Simultaneously, these fringe NGOs benefit from a circular system of generous European government funding, ensuring they remain well-financed and disproportionately vocal, in spite of their marginal role within Israeli society. In turn, European governments use these NGOs as means to circumvent regular diplomacy. The rejection of Israel’s populace as a whole, and the massive foreign-government funding has greatly harmed the NGOs’ credibility. It has also led their claim to be working for the noble cause of human rights to be seen as a pretext for political manipulation.
NGOs like B’Tselem and Hamoked annually take in millions in government contracts for “human-rights” work. These groups then report back about the continued deterioration of human rights, consequently asking donor governments for additional funds. In any other field, one might ask whether programmes that by their own admission don’t achieve results should continue to receive funding. In the case of the Arab-Israeli conflict, human-rights NGOs enjoy a halo of infallibility by which they perpetually receive government funds as long they continue to fail.
These practices might appear less egregious were the sums smaller, yet in 2011-2014, while Montell was executive director of B’Tselem, the NGO received more than 18 million shekels (R74.7 million) in European taxpayer funds.
As many South Africans are aware, government bodies should exercise strict standards in order to ensure that businesses, unions, and lobby groups are prevented from receiving government contracts for specific services while simultaneously maintaining government consultancy or advisory roles on the same issues in which they have a vested interest.
Yet Montell, like others in the NGO industry, appears to be exempt from these precautions. During Montell’s tenure as director of B’Tselem, the NGO reported receiving more than 2.5 million shekel from Sweden’s International Development Cooperation Agency (SIDA). Following her departure from B’Tselem, Montell was tasked with conducting an evaluation of Israeli and Palestinian human-rights organisations on behalf of SIDA. Unsurprisingly, Montell’s conclusions about the contributions of NGOs, as well as the continued benefit of extending government funding to them, were entirely positive.

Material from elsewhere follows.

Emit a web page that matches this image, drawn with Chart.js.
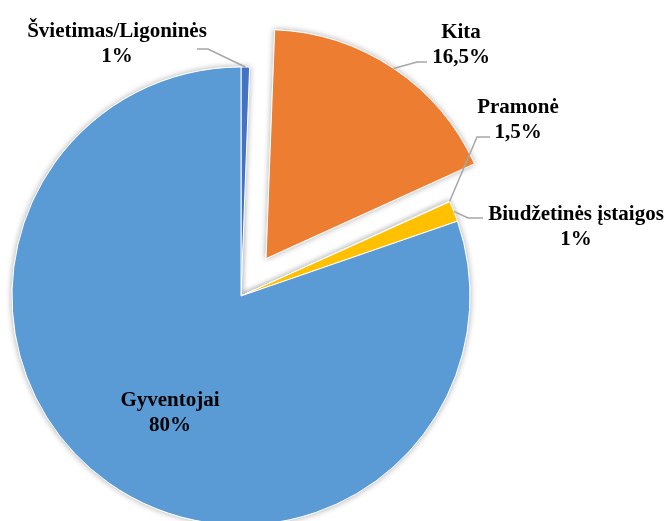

Montell isn’t alone in benefiting from this feedback loop. Israel-based NGOs have reported receiving hundreds of millions from the European Union and various European governments while simultaneously consulting and providing information to the same governments on the very same issues for which they repeatedly receive the largesse.
There are even worse cases, where donor governments supply NGO budgets to lobby for future funding. South Africans are familiar with the effects of rules meant to safeguard government monies not being stringently upheld, and the peril of not enforcing them.
Despite all this, NGOs like Hamoked and B’Tselem, and activists like Jessica Montell, can be important components of a diverse and vibrant Israeli democracy. Yet, with minimal oversight, massive amounts of foreign government funding, and an assumed moral righteousness, many of these groups have lost sight of the true meaning of human rights.
In other words, the real “corrosive effect” has been the creation of an NGO industry that lobbies for a narrow democracy consisting solely of a one-sided and fringe political agenda.
Shaun Sacks is a senior researcher at NGO Monitor in Jerusalem, which analyses and reports on the output of the international NGO community.